Read [docs/security-model.md](docs/security-model.md) for the full analysis, including the Reveal Triangle and defense-in-depth architecture.
## Threat Model
fermata is a heuristic guard, not a sandbox. It defends against statistical agent behavior and prompt-driven mistakes -- not a deliberate adversary. This is a strength: the threat model is well-defined, and the boundaries are documented honestly.
Read [docs/threat-model.md](docs/threat-model.md) for what fermata catches, what it doesn't, and what to combine it with.
## Harness Support
| Harness | Status | Mechanism |
|---------|--------|-----------|
| Claude Code | Shipped | PreToolUse + PostToolUse hooks |
| Codex CLI | Planned | Pre-exec hook adapter |
| Gemini CLI | Planned | MCP server mode |
| Any MCP agent | Planned | MCP proxy wrapping existing servers |
The policy engine and redaction logic are identical across all modes.
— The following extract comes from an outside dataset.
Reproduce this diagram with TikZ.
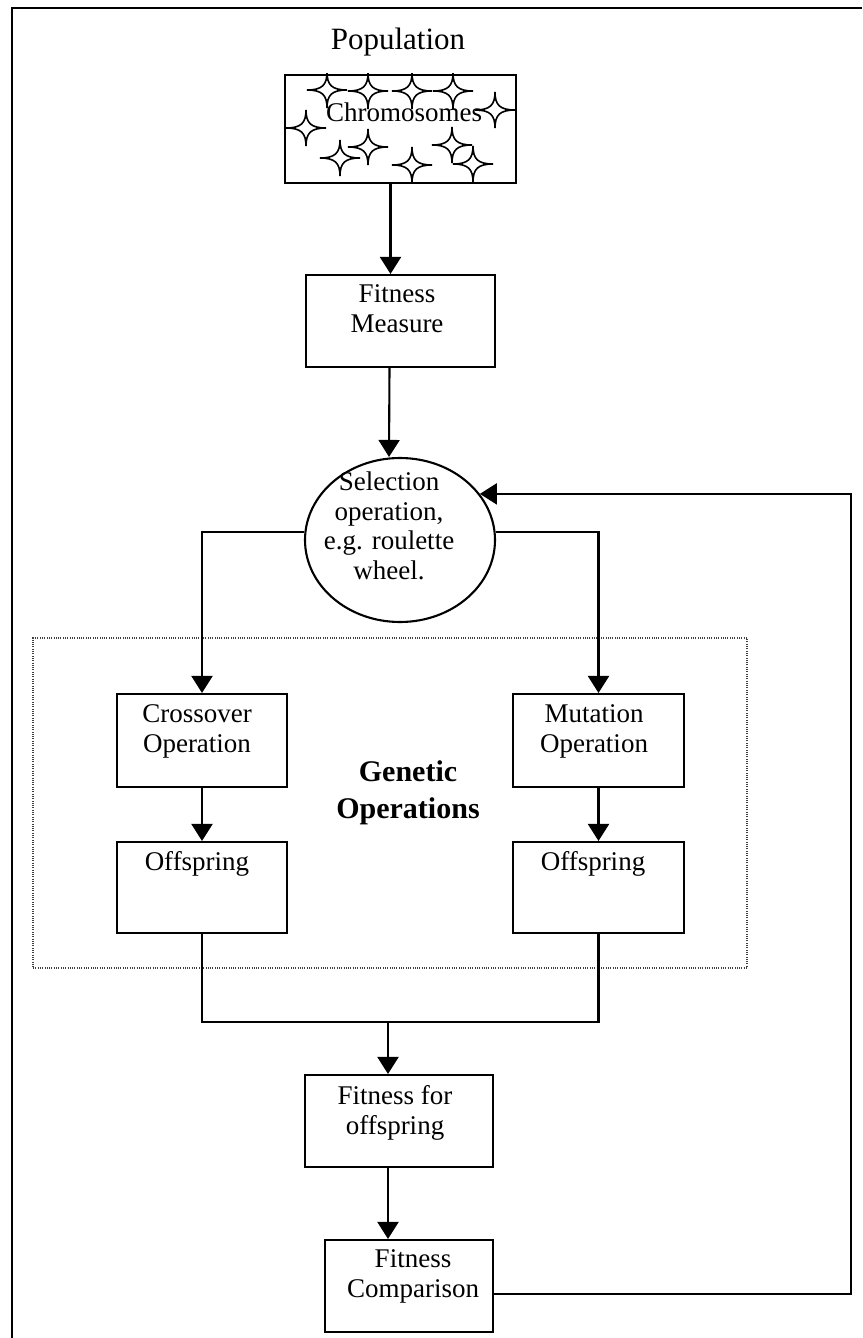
\documentclass[tikz,border=0pt]{standalone}
\usepackage{fontspec}
\setmainfont{Liberation Serif}
\usetikzlibrary{arrows.meta,shapes.geometric}
\begin{document}
\begin{tikzpicture}[x=1pt,y=-1pt,
  line/.style={line width=2.1pt},
  box/.style={draw,line width=2.1pt,rectangle,inner sep=0pt},
  oval/.style={draw,line width=2.1pt,ellipse,inner sep=0pt,minimum width=190pt,minimum height=164pt},
  group/.style={draw=black!75,line width=1.1pt,dash pattern=on 1pt off 1.3pt,rectangle,inner sep=0pt},
  txt/.style={inner sep=0pt,align=center,font=\fontsize{27}{30.5}\selectfont},
  arr/.style={line width=2.1pt,-{Triangle[width=21pt,length=17pt]}},
  spark/.pic={\draw[line width=1.6pt] (0,-18) .. controls (0,-5) and (-5,0) .. (-20,0)
      .. controls (-5,0) and (0,5) .. (0,18) .. controls (0,5) and (5,0) .. (20,0)
      .. controls (5,0) and (0,-5) .. cycle;}
]
\useasboundingbox (0,0) rectangle (862,1338);

% page frame
\draw[line] (12,1338) -- (12,8) -- (862,8);

% population of chromosomes
\node[txt,font=\fontsize{31}{35}\selectfont,anchor=base] (pop) at (398,50) {Population};
\node[box,minimum width=231pt,minimum height=108pt] (chr) at (400.5,129) {};
\begin{scope}
  \clip (chr.north west) rectangle (chr.south east);
  \foreach \p in {(327,90),(368,91),(412,91),(453,91),(495,110),(306,128),
                  (368,147),(340,158),(412,165),(452,145),(473,164)}
    \pic at \p {spark};
\end{scope}
\node[txt,anchor=base] (chr-t) at (404,121) {Chromosomes};

% fitness of the population
\node[box,minimum width=189pt,minimum height=92pt] (fm) at (400.5,321) {};
\node[txt,anchor=north] (fm-t) at (397,284) {Fitness\\Measure};

% selection
\node[oval] (sel) at (400,540) {};
\node[txt,anchor=north,font=\fontsize{27}{29.5}\selectfont] (sel-t) at (389,472)
  {Selection\\operation,\\e.g. roulette\\wheel.};

% genetic operations
\node[group,minimum width=714pt,minimum height=330pt] (grp) at (390,803) {};
\node[box,minimum width=170pt,minimum height=93pt] (co) at (202,740.5) {};
\node[txt,anchor=north] (co-t) at (197,704) {Crossover\\Operation};
\node[box,minimum width=171pt,minimum height=93pt] (mu) at (598.5,740.5) {};
\node[txt,anchor=north] (mu-t) at (594,704) {Mutation\\Operation};
\node[box,minimum width=170pt,minimum height=91pt] (o1) at (202,887.5) {};
\node[txt,anchor=base] (o1-t) at (197,870) {Offspring};
\node[box,minimum width=171pt,minimum height=91pt] (o2) at (598.5,887.5) {};
\node[txt,anchor=base] (o2-t) at (593,870) {Offspring};
\node[txt,anchor=north,font=\bfseries\fontsize{30}{37}\selectfont] (grp-t) at (408,760)
  {Genetic\\Operations};

% evaluation of the offspring
\node[box,minimum width=188pt,minimum height=92pt] (ffo) at (399,1121) {};
\node[txt,anchor=north] (ffo-t) at (395,1085) {Fitness for\\offspring};
\node[box,minimum width=168pt,minimum height=92pt] (fc) at (409,1286) {};
\node[txt,anchor=north] (fc-t) at (413,1249) {Fitness\\Comparison};

% connectors
\draw[arr] ([xshift=-10pt]chr.south) -- ([xshift=-10pt]fm.north);
\draw[arr] ([xshift=-11pt]fm.south) -- ([xshift=-11pt]sel.north);
\draw[arr] (sel.175) -| (co.north);
\draw[arr] (sel.5) -| (mu.north);
\draw[arr] (co.south) -- (o1.north);
\draw[arr] (mu.south) -- (o2.north);
\coordinate (jn) at (388,1022);
\draw[line] (o1.south) |- (jn) -| (o2.south);
\draw[arr] (jn) -- (jn |- ffo.north);
\draw[arr] ([xshift=-11pt]ffo.south) -- ([xshift=-21pt]fc.north);
\coordinate (rc) at (851,1294);
\draw[arr] (fc.east |- rc) -- (rc) |- (sel.30);
\end{tikzpicture}
\end{document}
Only the I/O adapter changes.
## Status
v0.2 -- secret filtering engine and policy gate are production-ready. All core components are implemented and tested:
- `.botsecrets` config with `[files]`, `[keys]`, `[heuristic]`, and `[policy]` sections
- Aho-Corasick known-value redactor
- Heuristic scanner with gitleaks-derived patterns
- Manifest discovery, multi-format parser (.env, TOML, YAML, JSON)
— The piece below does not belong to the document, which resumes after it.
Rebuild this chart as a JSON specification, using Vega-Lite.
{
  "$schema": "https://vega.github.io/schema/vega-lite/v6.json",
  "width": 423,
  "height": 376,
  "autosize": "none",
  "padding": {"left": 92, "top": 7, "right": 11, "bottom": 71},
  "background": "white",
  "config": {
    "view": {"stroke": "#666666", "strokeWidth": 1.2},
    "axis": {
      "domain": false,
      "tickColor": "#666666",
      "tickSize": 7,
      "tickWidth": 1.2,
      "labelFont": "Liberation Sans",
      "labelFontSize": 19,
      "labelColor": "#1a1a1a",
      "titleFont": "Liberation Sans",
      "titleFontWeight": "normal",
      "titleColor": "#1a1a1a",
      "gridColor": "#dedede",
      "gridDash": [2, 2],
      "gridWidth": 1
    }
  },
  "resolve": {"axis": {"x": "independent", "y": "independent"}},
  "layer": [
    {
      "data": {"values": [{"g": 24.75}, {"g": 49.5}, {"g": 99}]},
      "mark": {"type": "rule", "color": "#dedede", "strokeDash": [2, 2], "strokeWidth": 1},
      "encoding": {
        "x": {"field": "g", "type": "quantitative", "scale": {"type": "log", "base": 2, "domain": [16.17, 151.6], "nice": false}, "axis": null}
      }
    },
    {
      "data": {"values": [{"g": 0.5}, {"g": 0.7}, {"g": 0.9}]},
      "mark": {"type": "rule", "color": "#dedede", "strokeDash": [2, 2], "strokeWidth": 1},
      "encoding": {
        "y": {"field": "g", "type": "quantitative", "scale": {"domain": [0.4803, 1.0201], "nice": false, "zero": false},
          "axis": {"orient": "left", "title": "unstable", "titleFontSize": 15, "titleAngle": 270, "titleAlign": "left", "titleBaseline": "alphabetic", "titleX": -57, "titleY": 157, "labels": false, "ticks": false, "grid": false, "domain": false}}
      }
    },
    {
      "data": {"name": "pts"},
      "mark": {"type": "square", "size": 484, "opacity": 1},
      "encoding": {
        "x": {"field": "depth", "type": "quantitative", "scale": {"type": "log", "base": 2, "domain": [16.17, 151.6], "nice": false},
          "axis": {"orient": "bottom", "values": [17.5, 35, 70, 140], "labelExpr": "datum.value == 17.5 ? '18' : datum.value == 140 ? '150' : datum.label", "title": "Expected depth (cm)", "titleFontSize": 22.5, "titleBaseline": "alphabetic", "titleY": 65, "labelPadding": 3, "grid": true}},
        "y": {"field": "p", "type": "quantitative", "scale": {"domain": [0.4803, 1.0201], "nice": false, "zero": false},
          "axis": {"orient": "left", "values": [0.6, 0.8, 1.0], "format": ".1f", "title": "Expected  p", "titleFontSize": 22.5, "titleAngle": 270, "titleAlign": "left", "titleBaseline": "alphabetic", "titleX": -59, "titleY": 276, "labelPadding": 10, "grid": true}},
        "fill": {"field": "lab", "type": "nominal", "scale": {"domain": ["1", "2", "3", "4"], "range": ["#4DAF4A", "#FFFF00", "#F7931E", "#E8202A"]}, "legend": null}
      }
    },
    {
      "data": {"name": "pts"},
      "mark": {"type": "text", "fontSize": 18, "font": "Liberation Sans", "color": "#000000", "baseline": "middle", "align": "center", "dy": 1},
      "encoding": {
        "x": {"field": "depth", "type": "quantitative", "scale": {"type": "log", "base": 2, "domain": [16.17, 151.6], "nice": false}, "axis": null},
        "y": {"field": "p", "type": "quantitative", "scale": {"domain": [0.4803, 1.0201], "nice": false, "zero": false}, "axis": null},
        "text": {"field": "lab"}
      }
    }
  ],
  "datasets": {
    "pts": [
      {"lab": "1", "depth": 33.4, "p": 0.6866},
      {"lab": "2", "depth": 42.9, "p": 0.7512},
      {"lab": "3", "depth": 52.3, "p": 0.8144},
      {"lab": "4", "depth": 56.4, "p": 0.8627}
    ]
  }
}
- Claude Code PreToolUse and PostToolUse adapters
- `.botignore` walker with gitignore semantics
## The `.botsecrets` Vision
`.botsecrets` is designed to be the **`.gitignore` of AI agent security**: a simple, declarative, human-readable file that every project can drop in to protect its secrets from AI agents.
The format is harness-agnostic from day one. It declares *what* to protect, not *how*. One file covers both redaction (`[files]`, `[keys]`, `[heuristic]`) and access control (`[policy]`). The same `.botsecrets` works with Claude Code, Codex, Gemini, and any future harness that supports tool lifecycle hooks.
## License
Licensed under either of [Apache License, Version 2.0](LICENSE-APACHE) or [MIT License](LICENSE-MIT) at your option.